Die deutschen Internetnutzer stellen gegenüber allen Deutschen eine selektive Gruppe dar, die im Durchschnitt sowohl eine höhere formale Bildung aufweist, als auch wesentlich jünger ist. Diese und andere Merkmale spiegeln sich deutlich in der politischen Haltung dieser Gruppe wider. Vergleicht man etwa die Ergebnisse der Sonntagsfrage aus Internetuntersuchungen mit offline durchgeführten Studien, so stellt man einen Hang der Internutzer ins linke und neoliberale Lager fest, der sich in einer verstärkten Präferenz der kleinen Parteien niederschlägt. Diese Zugewinne von Bündnis 90/Grüne, FDP und PDS gehen dabei eindeutig zu Lasten der CDU/CSU, die gegenüber den Offline-Erhebungen rund 10 Prozentpunkte zurückliegt.

Die verstärkte Neigung der Internetnutzer, sich den kleinen Parteien zuzuwenden, stellt jedoch weniger eine stabile Disposition, als vielmehr einen zeitlich geprägten Trend dar: die Untersuchung, für welche Partei die Internetnutzer bei der letzten Bundestagswahl gestimmt haben, macht deutlich, dass zwar der hohe Anteil an Grünen-Wähler stabil scheint, die hohen Stimmenanteile für die FDP und die PDS jedoch eine neue Entwicklung darstellen. Während bei der letzten Bundestagswahl nur 3,8 Prozent der Internetnutzer FDP gewählt haben (amtliches Endergebnis war 6,2 Prozent) und 4,2 Prozent PDS wählten (amtliches Endergebnis: 5,1 Prozent), geben im April 2002 immerhin fast 9 Prozent an, der FDP die Stimme geben zu wollen und 7,7 Prozent wollen die PDS wählen.

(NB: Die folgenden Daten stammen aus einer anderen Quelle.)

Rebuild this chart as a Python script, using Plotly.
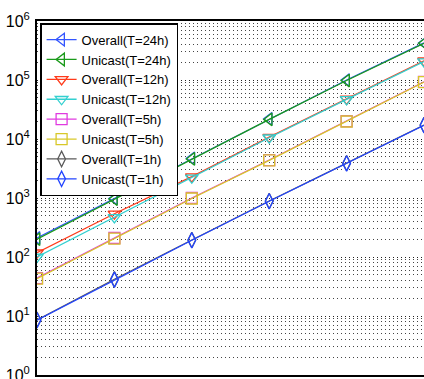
import plotly.graph_objects as go

x_vals = [1, 2, 3, 4, 5, 6]

overall_24h = [210, 980, 4700, 22000, 100000, 425000]
unicast_24h = [200, 960, 4600, 21500, 98000, 420000]
overall_12h = [118, 540, 2300, 10800, 48000, 212000]
unicast_12h = [100, 470, 2200, 10500, 47000, 205000]
overall_5h = [44, 210, 1000, 4400, 20000, 93000]
unicast_5h = [43, 205, 980, 4350, 19800, 92000]
overall_1h = [8.6, 42, 194, 890, 3900, 17300]
unicast_1h = [8.5, 41, 192, 880, 3850, 17100]

y_tickvals = [1, 10, 100, 1000, 10000, 100000, 1000000]
y_ticktext = ["10<sup>0</sup>", "10<sup>1</sup>", "10<sup>2</sup>", "10<sup>3</sup>",
              "10<sup>4</sup>", "10<sup>5</sup>", "10<sup>6</sup>"]

series = [
    ("Overall(T=24h)", overall_24h, "#3355ff", "triangle-left-open"),
    ("Unicast(T=24h)", unicast_24h, "#1a9a1a", "triangle-left-open"),
    ("Overall(T=12h)", overall_12h, "#ff3a1a", "triangle-down-open"),
    ("Unicast(T=12h)", unicast_12h, "#33d0d0", "triangle-down-open"),
    ("Overall(T=5h)", overall_5h, "#e03ae0", "square-open"),
    ("Unicast(T=5h)", unicast_5h, "#d8c828", "square-open"),
    ("Overall(T=1h)", overall_1h, "#5a5a5a", "diamond-tall-open"),
    ("Unicast(T=1h)", unicast_1h, "#2244ff", "diamond-tall-open"),
]

fig = go.Figure()
for name, vals, color, sym in series:
    fig.add_trace(go.Scatter(
        x=x_vals, y=vals, name=name, mode="lines+markers",
        line=dict(color=color, width=1.3),
        marker=dict(symbol=sym, size=11, color=color, line=dict(color=color, width=1.3)),
    ))

fig.update_layout(
    width=424, height=379,
    margin=dict(l=37, r=0, t=21, b=4),
    plot_bgcolor="white", paper_bgcolor="white",
    font=dict(family="Liberation Sans, Arial, sans-serif", size=14, color="black"),
    showlegend=True,
    legend=dict(
        x=0.008, y=0.994, xanchor="left", yanchor="top",
        bgcolor="white", bordercolor="black", borderwidth=1.5,
        font=dict(size=13), tracegroupgap=0, itemwidth=30,
    ),
    xaxis=dict(
        range=[1, 6], showgrid=False, zeroline=False, showticklabels=False,
        showline=True, linecolor="black", linewidth=2, mirror=True, ticks="",
        automargin=False,
    ),
    yaxis=dict(
        type="log", range=[0, 6], showline=True, linecolor="black", linewidth=2,
        mirror=False, zeroline=False, automargin=False,
        tickvals=y_tickvals, ticktext=y_ticktext, ticks="", ticklabelstandoff=2,
        ticklabeloverflow="allow",
        tickfont=dict(size=16),
        showgrid=True, gridcolor="#222222", griddash="1px,3px", gridwidth=1,
        minor=dict(showgrid=True, gridcolor="#444444", griddash="1px,3px", gridwidth=1,
                   dtick="D1", ticks=""),
    ),
)

fig.write_html("out.html", config={"displayModeBar": False},
               post_script="document.body.style.margin='0';document.body.style.overflow='hidden';")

Erhebliche Verluste gegenüber 1998 erleidet hingegen die SPD. CDU/CSU gewinnt zwar auch unter den Internetnutzern im Vergleich zu 98 leicht hinzu – bleibt aber dennoch hinter der SPD zurück.

Die Zahlen zeigen, dass die Wahlforschung im Internet nur einen Ausschnitt aus der Gesamtbevölkerung analysieren kann. Dennoch scheint es sich um einen für die Parteien heute immer bedeutender werdenden Anteil der Bundesbevölkerung zu handeln: je mehr sich die Cleavages innerhalb der Bevölkerung auflösen, d.h. die traditionellen, klassenmäßigen Zugehörigkeiten an verhaltenssteuernder Bedeutung verlieren, umso größer wird jene Gruppe der Wechselwähler, die weniger der Tradition der Partei, als dem aktuellen Parteiprogramm und dem medienvermittelten Image verbunden ist. Diese Personengruppe findet sich verstärkt im Internet. Verstärkt ausgeblendet werden hingegen jene Milieus der Stammwähler, die sich durch eher niedrige Bildung und hohes Alter auszeichnen: etwa das traditionelle Arbeitermilieu.

Als Erhebungsinstrument für Wahlanalysen eignet sich das Internet in erster Linie zur Untersuchung bestimmter Zielgruppen: etwa den Wechselwählern, Erstwählern oder jenen bildungsprivilegierten Gruppen, die sich im Internet überdurchschnittlich häufig finden. Die Vorteile von Interneterhebungen liegen zum einen in der kostengünstigen Umsetzung von Befragungen, zum anderen in der Möglichkeit der Einbindung von Multimediadateien, deren Einsatz in Telefonstudien unmöglich ist. So lassen sich z.B. zuverlässige Profile von Politikern erstellen, die mit Foto eingeblendet ein vergleichsweise reales Abbild dessen liefern, was im TV-Wahlkampf Wirklichkeit ist. Darüber hinaus ist das Internet aber auch selbst längst Plattform des Wahlkampfs geworden, so dass sich für viele Untersuchungen, etwa jene, die eben den Wahlkampf im Internet betreffen, das Problem der gesamtheitlichen Repräsentativität ohnehin nicht stellt.